Ancestry.com Reports Growth Despite Economic Slump
Despite the worst recession in decades, online genealogy site Ancestry.com says its subscriber base grew more than 10 percent in 2008. Even more important, revenue rose 18 percent, according to CEO Timothy Sullivan of Ancestor's parent company, The Generations Network.
In an interview with The Industry Standard last week, Sullivan said Ancestry.com and its sister companies currently have about 950,000 subscribers worldwide, compared to 825,000 in January 2008. He said that revenue totalled US$195 million in 2008, and earnings before interest, taxes, depreciation and amortization was "a little bit north of $60 million."
How has the company done so well, while many other online services struggle amidst a profound recession? For starters, explained Sullivan, the products offered by Ancestry.com carry universal appeal: access to digitized census and immigration records, and an online service to upload and connect family trees. The Generations Network claims that about 10 million family trees and nearly one billion names have been added by users since July 2006, using both free and subscription services.
But Sullivan pointed to several other factors which have contributed to growth. They include traditionally strong Q1 performance, because of many people's desire to start the new year by researching their family histories. In addition, the company did well migrating users from lower-priced subscription packages to higher-priced services, such as access to digitized historical records from other countries. Ancestry.com's U.S. Deluxe Membership package costs about $13 per month with a one-year subscription. The World Deluxe package is $25 per month.
Sullivan also described more effective -- and more cost-efficient -- advertising.
"We're obviously benefitting on the marketing side from a media environment which may be a once-in-a-several-decade [opportunity] to purchase media at a lower and lower cost," Sullivan said.
On the Web, Ancestry.com is using paid search, display advertising, and affiliate networks.

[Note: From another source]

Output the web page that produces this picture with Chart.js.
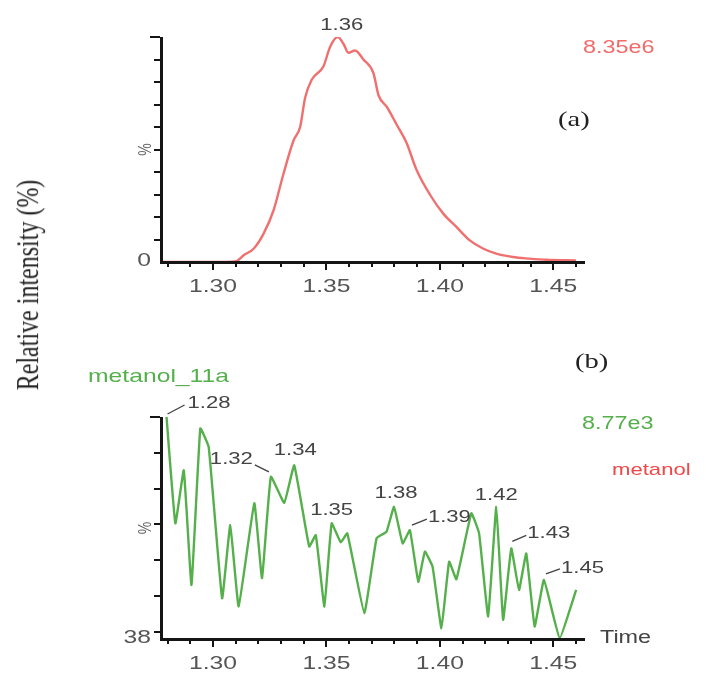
<!DOCTYPE html>
<html>
<head>
<meta charset="utf-8">
<script src="https://cdn.jsdelivr.net/npm/chart.js@4/dist/chart.umd.min.js"></script>
<style>
  html, body { margin: 0; padding: 0; background: #fff; }
  body { width: 715px; height: 673px; overflow: hidden; position: relative; }
  canvas { position: absolute; left: 0; }
  .t { position: absolute; white-space: nowrap; line-height: 1; transform-origin: 0 50%;
       transform: translateY(-50%) scaleX(1.3); font-family: 'Liberation Sans', Arial, sans-serif; }
  .serif { font-family: 'Liberation Serif', 'Times New Roman', serif; color: #222; }
</style>
</head>
<body>
<canvas id="chartA" width="715" height="320" style="top:0"></canvas>
<canvas id="chartB" width="715" height="333" style="top:340px"></canvas>

<div class="t" style="left:583px; top:47px; font-size:18px; color:#f26b6b;">8.35e6</div>
<div class="t serif" style="left:558px; top:119px; font-size:22px;">(a)</div>
<div class="t serif" style="left:575px; top:361px; font-size:22px;">(b)</div>
<div class="t" style="left:88px; top:375px; font-size:19px; color:#55b04c;">metanol_11a</div>
<div class="t" style="left:582px; top:423px; font-size:18px; color:#55b04c;">8.77e3</div>
<div class="t" style="left:612px; top:469px; font-size:17px; color:#f04848;">metanol</div>
<div class="t" style="left:600px; top:637px; font-size:18px; color:#444;">Time</div>
<div class="t serif" style="left:28px; top:285px; font-size:24px; transform-origin: 0 0;
     transform: scaleX(1.3) rotate(-90deg) translate(-50%,-50%);">Relative intensity (%)</div>

<script>
// x axis (retention time, min)
var xMin = 1.2775, xMax = 1.464;
var xTickValues = [1.28, 1.29, 1.30, 1.31, 1.32, 1.33, 1.34, 1.35, 1.36, 1.37, 1.38, 1.39, 1.40, 1.41, 1.42, 1.43, 1.44, 1.45, 1.46];

// (a) trace, red
var timesA = [1.2775, 1.300, 1.310, 1.3135, 1.318, 1.3223, 1.3267, 1.331, 1.3355, 1.3384, 1.3406, 1.3435, 1.3487, 1.3516,
              1.355, 1.3575, 1.3597, 1.3626, 1.3663, 1.3707, 1.373, 1.3766, 1.381, 1.3853, 1.3897, 1.3956, 1.4015,
              1.4073, 1.4132, 1.419, 1.4249, 1.4322, 1.4396, 1.447, 1.460];
var intensityA = [0, 0, 0.3, 3, 6, 12.6, 23, 39, 54, 60, 73, 81, 87, 95.6,
                  100, 97, 93, 94, 90, 84, 74, 69, 61, 53, 41, 30, 21.5,
                  15.6, 9.6, 6, 3.7, 2.2, 1.5, 1, 0.7];
var yTicksA = [0, 10, 20, 30, 40, 50, 60, 70, 80, 90, 100];
var peakTextA = ['1.36'];
var peakTimeA = [1.355];

// (b) trace, green
var timesB = [1.2795, 1.2834, 1.2871, 1.2905, 1.2944, 1.2981, 1.3040, 1.3076, 1.3113, 1.3182, 1.3216, 1.3255, 1.3314,
              1.3358, 1.3424, 1.3453, 1.3491, 1.3523, 1.3563, 1.3592, 1.3667, 1.3721, 1.3765, 1.3798, 1.3836, 1.3868,
              1.3905, 1.3934, 1.3968, 1.4007, 1.4041, 1.4073, 1.4139, 1.4173, 1.4213, 1.4249, 1.4279, 1.4315, 1.4349,
              1.4381, 1.4418, 1.4459, 1.4528, 1.4601];
var intensityB = [100, 70.3, 85.1, 53.1, 96.8, 91.6, 49.4, 69.8, 47.1, 75.9, 55.0, 83.3, 76.0,
                  86.5, 63.8, 67.0, 47.1, 70.3, 65.0, 67.5, 45.2, 66.1, 68.0, 74.9, 64.7, 68.4,
                  54.0, 62.4, 58.2, 41.0, 59.6, 54.7, 73.1, 67.5, 44.3, 74.9, 43.4, 63.3, 51.7,
                  61.9, 41.5, 54.5, 38.3, 51.7];
var yTicksB = [38, 40, 50, 60, 70, 80, 90, 100];
var peakTextB = ['1.28', '1.32', '1.34', '1.35', '1.38', '1.39', '1.42', '1.43', '1.45'];
var peakTimeB = [1.2795, 1.3255, 1.3358, 1.3523, 1.3798, 1.3868, 1.4249, 1.4315, 1.4459];

var sans = "'Liberation Sans', Arial, sans-serif";
var stretch = 1.3;   // the source figure's text is drawn wide

function points(xs, ys) {
    return xs.map(function (x, i) { return { x: x, y: ys[i] }; });
}

// text offsets for the peak labels: [dx, dy, align, leader or null]
var labelLayoutA = [[4, -12, 'center', null]];
var labelLayoutB = [
    [21, -14, 'left', [1, -3, 18, -12]],
    [-18, -17, 'right', [-16, -12, -2, -5]],
    [1, -15, 'center', null],
    [0, -13, 'center', null],
    [2, -14, 'center', null],
    [18, -13, 'left', [2, -5, 17, -11]],
    [0, -12, 'center', null],
    [16, -15, 'left', [1, -7, 15, -13]],
    [17, -12, 'left', [2, -6, 16, -11]]
];

function wideText(ctx, txt, x, y, align) {
    ctx.save();
    ctx.translate(x, y);
    ctx.scale(stretch, 1);
    ctx.textAlign = align;
    ctx.fillText(txt, 0, 0);
    ctx.restore();
}

// axes, tick marks, tick labels, peak labels and the rotated "%"
function decorations(texts, times, layout) {
    return {
        id: 'decorations',
        afterDraw: function (chart) {
            var ctx = chart.ctx;
            var xs = chart.scales.x, ys = chart.scales.y;
            var area = chart.chartArea;
            var ds = chart.data.datasets[0].data;
            var L = Math.round(area.left), B = Math.round(area.bottom);
            ctx.save();
            ctx.setTransform(1, 0, 0, 1, 0, 0);
            ctx.globalAlpha = 1;
            ctx.globalCompositeOperation = 'source-over';
            ctx.setLineDash([]);

            // axis lines and tick marks as filled rectangles
            ctx.fillStyle = '#151515';
            ctx.fillRect(L - 2, B - 1, Math.round(area.right) - L + 2, 3);
            ctx.fillRect(L - 2, Math.round(area.top), 3, B - Math.round(area.top) + 2);
            xs.ticks.forEach(function (t) {
                var px = Math.round(xs.getPixelForValue(t.value));
                var major = Math.round(t.value * 100) % 5 === 0;
                ctx.fillRect(px - 1, B + 1, 2, major ? 7 : 4);
            });
            ys.ticks.forEach(function (t) {
                if (t.value === ys.min) return;
                var py = Math.round(ys.getPixelForValue(t.value));
                var len = t.value === ys.max ? 10 : 6;
                ctx.fillRect(L - 2 - len, py - 1, len, 2);
            });

            // tick labels
            ctx.fillStyle = '#555';
            ctx.font = '19px ' + sans;
            ctx.textBaseline = 'middle';
            xs.ticks.forEach(function (t) {
                if (Math.round(t.value * 100) % 5 === 0) {
                    wideText(ctx, t.value.toFixed(2), xs.getPixelForValue(t.value), area.bottom + 25, 'center');
                }
            });
            wideText(ctx, String(ys.min), area.left - 11, ys.getPixelForValue(ys.min) - 1, 'right');

            // peak labels
            ctx.font = '17px ' + sans;
            ctx.fillStyle = '#444';
            ctx.strokeStyle = '#444';
            ctx.lineWidth = 1.4;
            texts.forEach(function (txt, i) {
                var pt = ds.find(function (p) { return Math.abs(p.x - times[i]) < 1e-6; });
                var px = xs.getPixelForValue(pt.x), py = ys.getPixelForValue(pt.y);
                var l = layout[i];
                wideText(ctx, txt, px + l[0], py + l[1], l[2]);
                if (l[3]) {
                    ctx.beginPath();
                    ctx.moveTo(px + l[3][0], py + l[3][1]);
                    ctx.lineTo(px + l[3][2], py + l[3][3]);
                    ctx.stroke();
                }
            });

            // rotated "%" beside the y axis
            var mid = (ys.min + ys.max) / 2;
            ctx.translate(area.left - 16, ys.getPixelForValue(mid));
            ctx.scale(stretch, 1);
            ctx.rotate(-Math.PI / 2);
            ctx.textAlign = 'center';
            ctx.font = '14px ' + sans;
            ctx.fillStyle = '#666';
            ctx.fillText('%', 0, 0);
            ctx.restore();
        }
    };
}

function makeChart(id, xs, ys, yMin, yMax, yTicks, color, tension, padTop, padBottom, plugin) {
    var ctx = document.getElementById(id).getContext('2d');
    return new Chart(ctx, {
        type: 'line',
        data: {
            datasets: [{
                data: points(xs, ys),
                borderColor: color,
                borderWidth: 2.4,
                pointRadius: 0,
                fill: false,
                tension: tension,
                cubicInterpolationMode: tension > 0.2 ? 'monotone' : 'default'
            }]
        },
        options: {
            responsive: false,
            animation: false,
            devicePixelRatio: 1,
            layout: { padding: { left: 122, right: 130, top: padTop, bottom: padBottom } },
            plugins: { legend: { display: false }, tooltip: { enabled: false } },
            scales: {
                x: {
                    type: 'linear', min: xMin, max: xMax,
                    afterBuildTicks: function (s) { s.ticks = xTickValues.map(function (v) { return { value: v }; }); },
                    afterFit: function (s) { s.height = 30; },
                    grid: { display: false },
                    border: { display: false },
                    ticks: { display: false }
                },
                y: {
                    min: yMin, max: yMax,
                    afterBuildTicks: function (s) { s.ticks = yTicks.map(function (v) { return { value: v }; }); },
                    afterFit: function (s) { s.width = 40; },
                    grid: { display: false },
                    border: { display: false },
                    ticks: { display: false }
                }
            }
        },
        plugins: [plugin]
    });
}

window.onload = function () {
    makeChart('chartA', timesA, intensityA, 0, 100, yTicksA, '#f07070', 0.4, 37, 28,
              decorations(peakTextA, peakTimeA, labelLayoutA));
    makeChart('chartB', timesB, intensityB, 38, 100, yTicksB, '#55b04c', 0.1, 77, 4,
              decorations(peakTextB, peakTimeB, labelLayoutB));
};
</script>
</body>
</html>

However, Sullivan said television advertising was another area that had helped the service grow.
"2008 was the first year that television advertising became sort of the largest in [our] media mix," Sullivan said. "We really feel like we've gotten TV advertising to work in an ROI-positive way that also builds a long-term brand."
In addition to costs coming down, he said television advertising has the potential to make an emotional appeal to new customers, especially on cable television channels that meet the company's target demographics. He said Ancestry.com has run commercials on HGTV, Discovery Channel and on news networks.